Not really. It’s open and other people can use it, and I am sure users have. But, it requires some developer knowledge. Like FIX, it is a standardized messaging protocol. It has options for binary or compact JSON and is optimized to be fast and friendly. It’s pretty damn niche though. I kind of like it.
To be clear, this protocol is open and free to adapt. Free as in spe… er, beer. Beer is the safer option here these days, Larry. Adoption is limited, but it will be one I am exploring for my needs.
Proprietary Protocols
Unlike Sierra Chart, some vendors decided to fuck FIX and open protocols. Instead, they created their own shit that is tightly integrated within their own ecosystems. Very Apple of them. Instead of listing them, I just wanted to make you aware that there was the possibility of proprietary options out there. Since I am too cool the fuck with them (read broke), there isn’t much else to say here.
Putting it All Together
As a SQR (serious quant researcher, thanks SLA), you will often mix these models. You can use CSV for backtests, make requests to REST APIs, and keep a WebSocket or protocol running to stream live ticks. Understanding the difference is key to designing a reliable research and trading pipeline.
What’s next?
Now that I have covered the basics and showed you a couple of ways to get data, and convert it to CSV, I am going to get a little more detailed. I am going to show you how to use Sierra Chart (hint, this is the platform I am playing with for trading) to get data via DTC and aggregate tick data into OHCLV bar data for testing.
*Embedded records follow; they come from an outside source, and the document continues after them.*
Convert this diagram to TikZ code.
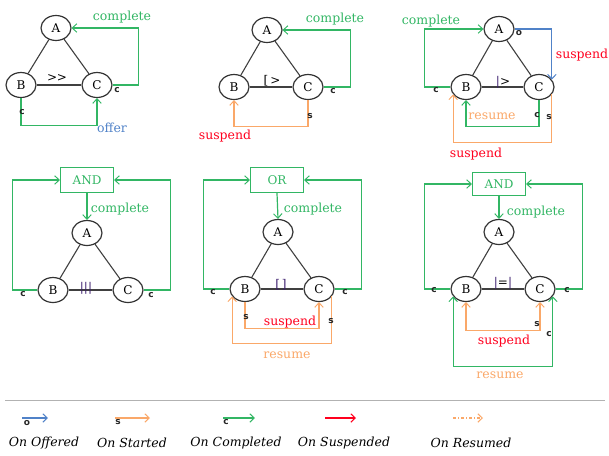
\documentclass[tikz,border=0pt]{standalone}
\usepackage{fontspec}
\setmainfont{DejaVu Serif}
\newfontfamily\smallsans{DejaVu Sans}
\usetikzlibrary{shapes.geometric,arrows.meta}
\definecolor{cgreen}{RGB}{50,182,100}
\definecolor{cblue}{RGB}{80,130,200}
\definecolor{corange}{RGB}{250,168,105}
\definecolor{cred}{RGB}{255,0,30}
\definecolor{cpurple}{RGB}{60,30,110}
\tikzset{
  st/.style={ellipse,draw=black!80,line width=1.2pt,minimum width=30pt,minimum height=25pt,inner sep=0pt,font=\fontsize{12}{14}\selectfont},
  opbox/.style={rectangle,draw=cgreen,line width=1.2pt,minimum width=53pt,minimum height=25pt,inner sep=0pt,text=cgreen,font=\fontsize{12}{14}\selectfont},
  edge/.style={draw=black!75,line width=1.1pt},
  tip/.style={-{Straight Barb[length=4.5pt,width=8.5pt,line width=1pt]}},
  bitip/.style={{Straight Barb[length=4.5pt,width=8.5pt,line width=1pt]}-{Straight Barb[length=4.5pt,width=8.5pt,line width=1pt]}},
  garr/.style={draw=cgreen,line width=1.2pt},
  oarr/.style={draw=corange,line width=1.2pt},
  barr/.style={draw=cblue,line width=1.2pt},
  rarr/.style={draw=cred,line width=1.2pt},
  lbl/.style={font=\fontsize{12.5}{14}\selectfont,inner sep=0pt},
  sm/.style={font=\smallsans\bfseries\fontsize{9}{10}\selectfont,text=black!85,inner sep=0pt},
  opl/.style={font=\fontsize{12}{14}\selectfont,inner sep=0pt},
  leg/.style={font=\itshape\fontsize{12.5}{14}\selectfont,inner sep=0pt}
}
\begin{document}
\begin{tikzpicture}[x=1pt,y=-1pt]
\useasboundingbox (0,0) rectangle (609,455);
% ---------- Panel 1 ----------
\node[st] (A1) at (56,28) {A};
\node[st] (B1) at (21,85) {B};
\node[st] (C1) at (97,85) {C};
\draw[edge] (A1) -- (B1);
\draw[edge] (A1) -- (C1);
\draw[edge] (B1) -- (C1);
\node[opl] (op1) at (57,78) {\textgreater\kern-0.5pt\textgreater};
\draw[garr,tip] (C1.east) -- ++(26,0) |- (A1.east);
\node[lbl,text=cgreen] (t1a) at (122,17) {complete};
\node[sm] (c1a) at (117,90) {c};
\draw[garr,tip] (B1.south) -- ++(0,27) -| (C1.south);
\node[sm] (c1b) at (22,112) {c};
\node[lbl,text=cblue] (t1b) at (112,128) {offer};
% ---------- Panel 2 ----------
\node[st] (A2) at (267,30) {A};
\node[st] (B2) at (234,87) {B};
\node[st] (C2) at (308,87) {C};
\draw[edge] (A2) -- (B2);
\draw[edge] (A2) -- (C2);
\draw[edge] (B2) -- (C2);
\node[opl] (op2) at (272,81) {[\,\textgreater};
\draw[garr,tip] (C2.east) -- ++(27,0) |- (A2.east);
\node[lbl,text=cgreen] (t2a) at (335,19) {complete};
\node[sm] (c2a) at (333,91) {c};
\draw[oarr,tip] (C2.south) -- ++(0,26) -| (B2.south);
\node[sm] (s2a) at (310,116) {s};
\node[lbl,text=cred] (t2b) at (225,136) {suspend};
% ---------- Panel 3 ----------
\node[st] (A3) at (499,29) {A};
\node[st] (B3) at (466,87) {B};
\node[st] (C3) at (539,87) {C};
\draw[edge] (A3) -- (B3);
\draw[edge] (A3) -- (C3);
\draw[edge] (B3) -- (C3);
\node[opl] (op3) at (503,82) {\textcolor{cpurple}{|}\textgreater};
\draw[garr,tip] (B3.west) -- ++(-26,0) |- (A3.west);
\node[lbl,text=cgreen] (t3a) at (431,21) {complete};
\node[sm] (c3a) at (436,90) {c};
\draw[barr,tip] (A3.east) -| (C3.30);
\node[sm] (o3a) at (519,33) {o};
\node[lbl,text=cred] (t3b) at (582,55) {suspend};
\draw[garr,tip] (C3.south) -- ++(0,26) -| (B3.south);
\node[sm] (c3b) at (537,115) {c};
\node[lbl,text=corange] (t3c) at (492,116) {resume};
\draw[oarr,tip] (C3.-30) -- ++(0,48) -| (B3.-150);
\node[sm] (s3a) at (549,117) {s};
\node[lbl,text=cred] (t3d) at (476,154) {suspend};
% ---------- Panel 4 ----------
\node[opbox] (N4) at (87,180) {AND};
\node[st] (A4) at (87,233) {A};
\node[st] (B4) at (53,290) {B};
\node[st] (C4) at (128,290) {C};
\draw[edge] (A4) -- (B4);
\draw[edge] (A4) -- (C4);
\draw[edge] (B4) -- (C4);
\node[opl,text=cpurple] (op4) at (86,288) {|||};
\draw[garr,tip] (B4.west) -- ++(-25,0) |- (N4.west);
\draw[garr,tip] (C4.east) -- ++(27,0) |- (N4.east);
\draw[garr,tip] (N4.south) -- (A4.north);
\node[lbl,text=cgreen] (t4a) at (120,209) {complete};
\node[sm] (c4a) at (23,294) {c};
\node[sm] (c4b) at (151,295) {c};
% ---------- Panel 5 ----------
\node[opbox] (N5) at (277,180) {OR};
\node[st] (A5) at (278,232) {A};
\node[st] (B5) at (245,289) {B};
\node[st] (C5) at (319,289) {C};
\draw[edge] (A5) -- (B5);
\draw[edge] (A5) -- (C5);
\draw[edge] (B5) -- (C5);
\node[opl,text=cpurple] (op5) at (281,285) {[\,]};
\draw[garr,tip] (B5.west) -- ++(-26,0) |- (N5.west);
\draw[garr,tip] (C5.east) -- ++(27,0) |- (N5.east);
\draw[garr,tip] (N5.south) -- (A5.north);
\node[lbl,text=cgreen] (t5a) at (313,209) {complete};
\node[sm] (c5a) at (213,292) {c};
\node[sm] (c5b) at (345,292) {c};
\draw[oarr,tip] (B5.south) -- ++(0,26) -| (C5.south);
\node[sm] (s5a) at (246,317) {s};
\node[lbl,text=cred] (t5b) at (290,322) {suspend};
\draw[oarr,tip] (C5.-30) -- ++(0,47) -| (B5.-150);
\node[sm] (s5b) at (331,321) {s};
\node[lbl,text=corange] (t5c) at (287,355) {resume};
% ---------- Panel 6 ----------
\node[opbox,minimum height=23pt] (N6) at (499,184) {AND};
\node[st] (A6) at (499,232) {A};
\node[st] (B6) at (466,289) {B};
\node[st] (C6) at (540,289) {C};
\draw[edge] (A6) -- (B6);
\draw[edge] (A6) -- (C6);
\draw[edge] (B6) -- (C6);
\node[opl] (op6) at (503,283) {\textcolor{cpurple}{|}=\textcolor{cpurple}{|}};
\draw[garr,tip] (B6.west) -- ++(-26,0) |- (N6.west);
\draw[garr,tip] (C6.east) -- ++(27,0) |- (N6.east);
\draw[garr,tip] (N6.south) -- (A6.north);
\node[lbl,text=cgreen] (t6a) at (536,212) {complete};
\node[sm] (c6a) at (434,290) {c};
\node[sm] (c6b) at (567,290) {c};
\draw[oarr,bitip] (B6.south) -- ++(0,28) -| (C6.south);
\node[sm] (s6a) at (537,324) {s};
\node[lbl,text=cred] (t6b) at (504,341) {suspend};
\draw[garr,bitip] (B6.-150) -- ++(0,70) -| (C6.-30);
\node[sm] (c6c) at (549,334) {c};
\node[lbl,text=corange] (t6c) at (500,375) {resume};
% ---------- Legend ----------
\coordinate (L0) at (5,400);
\coordinate (L1) at (605,400);
\draw[draw=black!30,line width=0.8pt] (L0) -- (L1);
\coordinate (la1) at (22,418); \coordinate (lb1) at (48,418);
\coordinate (la2) at (115,418); \coordinate (lb2) at (150,418);
\coordinate (la3) at (223,418); \coordinate (lb3) at (255,418);
\coordinate (la4) at (325,418); \coordinate (lb4) at (356,418);
\coordinate (la5) at (453,418); \coordinate (lb5) at (483,418);
\draw[barr,tip] (la1) -- (lb1);
\draw[oarr,tip] (la2) -- (lb2);
\draw[garr,tip] (la3) -- (lb3);
\draw[rarr,tip] (la4) -- (lb4);
\draw[oarr,tip,dash pattern=on 3pt off 2pt on 1pt off 2pt] (la5) -- (lb5);
\node[sm] (lo) at (27,423) {o};
\node[sm] (ls) at (118,422) {s};
\node[sm] (lc) at (226,422) {c};
\node[leg] (g1) at (44,443) {On Offered};
\node[leg] (g2) at (132,443) {On Started};
\node[leg] (g3) at (236,443) {On Completed};
\node[leg] (g4) at (344,443) {On Suspended};
\node[leg] (g5) at (471,443) {On Resumed};
\end{tikzpicture}
\end{document}
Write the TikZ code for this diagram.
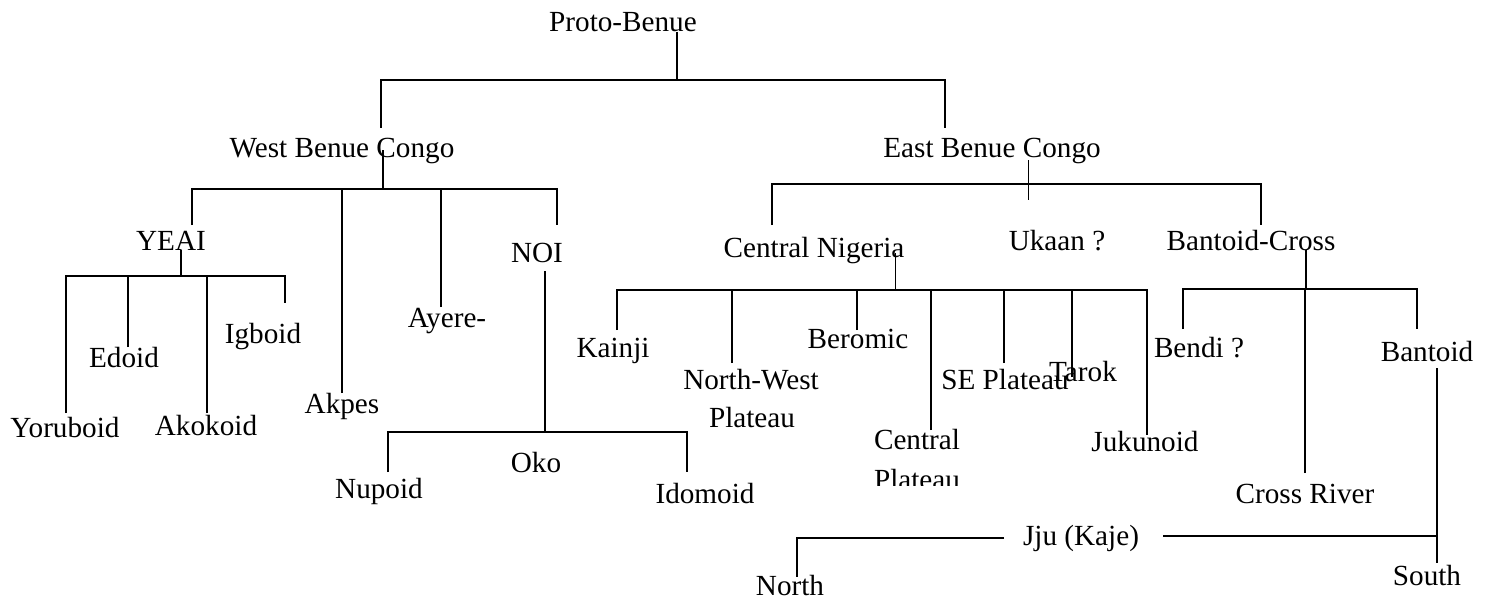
\documentclass[tikz,border=0pt]{standalone}
\usepackage{fontspec}
\setmainfont{Liberation Serif}
\begin{document}
\begin{tikzpicture}[x=0.5pt,y=-0.5pt,
  lbl/.style={font=\fontsize{14.6}{19}\selectfont, inner sep=0pt, anchor=base},
  link/.style={line width=0.65pt, black}]
\useasboundingbox (0,0) rectangle (1488,599);
% labels
\node[lbl] (pb) at (623,32) {Proto-Benue};
\node[lbl] (wbc) at (342,157) {West Benue Congo};
\node[lbl] (ebc) at (992,157) {East Benue Congo};
\node[lbl] (yeai) at (171,250) {YEAI};
\node[lbl] (noi) at (537,262) {NOI};
\node[lbl] (akpes) at (342,413) {Akpes};
\node[lbl] (ayere) at (447,327) {Ayere-};
\node[lbl] (yor) at (65,437) {Yoruboid};
\node[lbl] (edo) at (124,367) {Edoid};
\node[lbl] (ako) at (206,435) {Akokoid};
\node[lbl] (igbo) at (263,343) {Igboid};
\node[lbl] (oko) at (536,472) {Oko};
\node[lbl] (nupe) at (379,498) {Nupoid};
\node[lbl] (idom) at (705,503) {Idomoid};
\node[lbl] (cn) at (814,257) {Central Nigeria};
\node[lbl] (ukaan) at (1057,250) {Ukaan ?};
\node[lbl] (bc) at (1251,250) {Bantoid-Cross};
\node[lbl] (kainji) at (613,357) {Kainji};
\node[lbl] (nwa) at (751,389) {North-West};
\node[lbl] (nwb) at (752,427) {Plateau};
\node[lbl] (berom) at (858,348) {Beromic};
\node[lbl] (cpa) at (917,449) {Central};
\begin{scope}
  \clip (850,455) rectangle (990,485);
  \node[lbl] (cpb) at (917,489) {Plateau};
\end{scope}
\node[lbl] (sep) at (1005,389) {SE Plateau};
\node[lbl] (tarok) at (1083,381) {Tarok};
\node[lbl] (juk) at (1145,451) {Jukunoid};
\node[lbl] (bendi) at (1199,357) {Bendi ?};
\node[lbl] (bantoid) at (1427,361) {Bantoid};
\node[lbl] (cr) at (1305,503) {Cross River};
\node[lbl] (jju) at (1081,545) {Jju (Kaje)};
\node[lbl] (north) at (790,595) {North};
\node[lbl] (south) at (1427,585) {South};
% connector points
\coordinate (pbs) at (677,32);   \coordinate (pbj) at (677,80);
\coordinate (wbct) at (381,128); \coordinate (ebct) at (945,128);
\coordinate (wbcs) at (383,150); \coordinate (wbcj) at (383,189);
\coordinate (yeait) at (192,225); \coordinate (noit) at (557,225);
\coordinate (akpt) at (342,393); \coordinate (ayet) at (441,307);
\coordinate (yeais) at (181,250); \coordinate (yeaij) at (181,276);
\coordinate (yort) at (66,413); \coordinate (igbt) at (285,303);
\coordinate (edot) at (128,347); \coordinate (akot) at (207,413);
\coordinate (nois) at (545,271); \coordinate (noij) at (545,432);
\coordinate (nupt) at (388,472); \coordinate (idot) at (687,472);
\coordinate (ebcs) at (1028.5,160); \coordinate (ebce) at (1028.5,200);
\coordinate (cnt) at (772,225); \coordinate (bct) at (1261,225);
\coordinate (cns) at (895.5,253); \coordinate (cnj) at (895.5,290);
\coordinate (kait) at (617,330); \coordinate (jukt) at (1147,435);
\coordinate (nwt) at (732,363); \coordinate (bert) at (857,330);
\coordinate (cpt) at (931,430); \coordinate (sept) at (1004,363);
\coordinate (tart) at (1072,377);
\coordinate (bcs) at (1306,250); \coordinate (bcj) at (1306,289);
\coordinate (bent) at (1183,329); \coordinate (bant) at (1417,329);
\coordinate (crt) at (1305,473);
\coordinate (bans) at (1437,368); \coordinate (sout) at (1437,563);
\coordinate (jjur) at (1163,536); \coordinate (jjul) at (1004,538);
\coordinate (nort) at (797,577);
% connectors
\draw[link] (pbs) -- (pbj);
\draw[link] (wbct) |- (pbj) -| (ebct);
\draw[link] (wbcs) -- (wbcj);
\draw[link] (yeait) |- (wbcj) -| (noit);
\draw[link] (akpt) -- (akpt |- wbcj);
\draw[link] (ayet) -- (ayet |- wbcj);
\draw[link] (yeais) -- (yeaij);
\draw[link] (yort) |- (yeaij) -| (igbt);
\draw[link] (edot) -- (edot |- yeaij);
\draw[link] (akot) -- (akot |- yeaij);
\draw[link] (nois) -- (noij);
\draw[link] (nupt) |- (noij) -| (idot);
\draw[link] (ebcs) -- (ebce);
\draw[link] (cnt) -- (cnt |- 0,184) -- (bct |- 0,184) -- (bct);
\draw[link] (cns) -- (cnj);
\draw[link] (kait) |- (cnj) -| (jukt);
\draw[link] (nwt) -- (nwt |- cnj);
\draw[link] (bert) -- (bert |- cnj);
\draw[link] (cpt) -- (cpt |- cnj);
\draw[link] (sept) -- (sept |- cnj);
\draw[link] (tart) -- (tart |- cnj);
\draw[link] (bcs) -- (bcj);
\draw[link] (bent) |- (bcj) -| (bant);
\draw[link] (crt) -- (crt |- bcj);
\draw[link] (bans) -- (sout);
\draw[link] (jjur) -- (jjur -| bans);
\draw[link] (jjul) -| (nort);
\end{tikzpicture}
\end{document}
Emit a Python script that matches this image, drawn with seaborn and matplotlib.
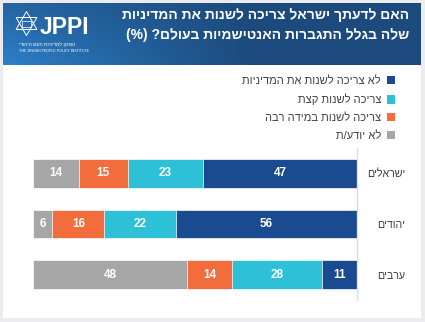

After that, I am going to build out a simple testing suite in a spreadsheet to show you how you can go “code free” to test out simple ideas, get stats, and maybe even do some simple statistical robustness tests on the data.
Happy hunting, folks!
This post doesn’t represent any type of advice, financial or otherwise. Its purpose is to be informative and educational. Backtest results are based on historical data, not real-time data. There is no guarantee that these hypothetical results will continue in the future. Day trading is extremely risky, and I do not suggest running any of these strategies live.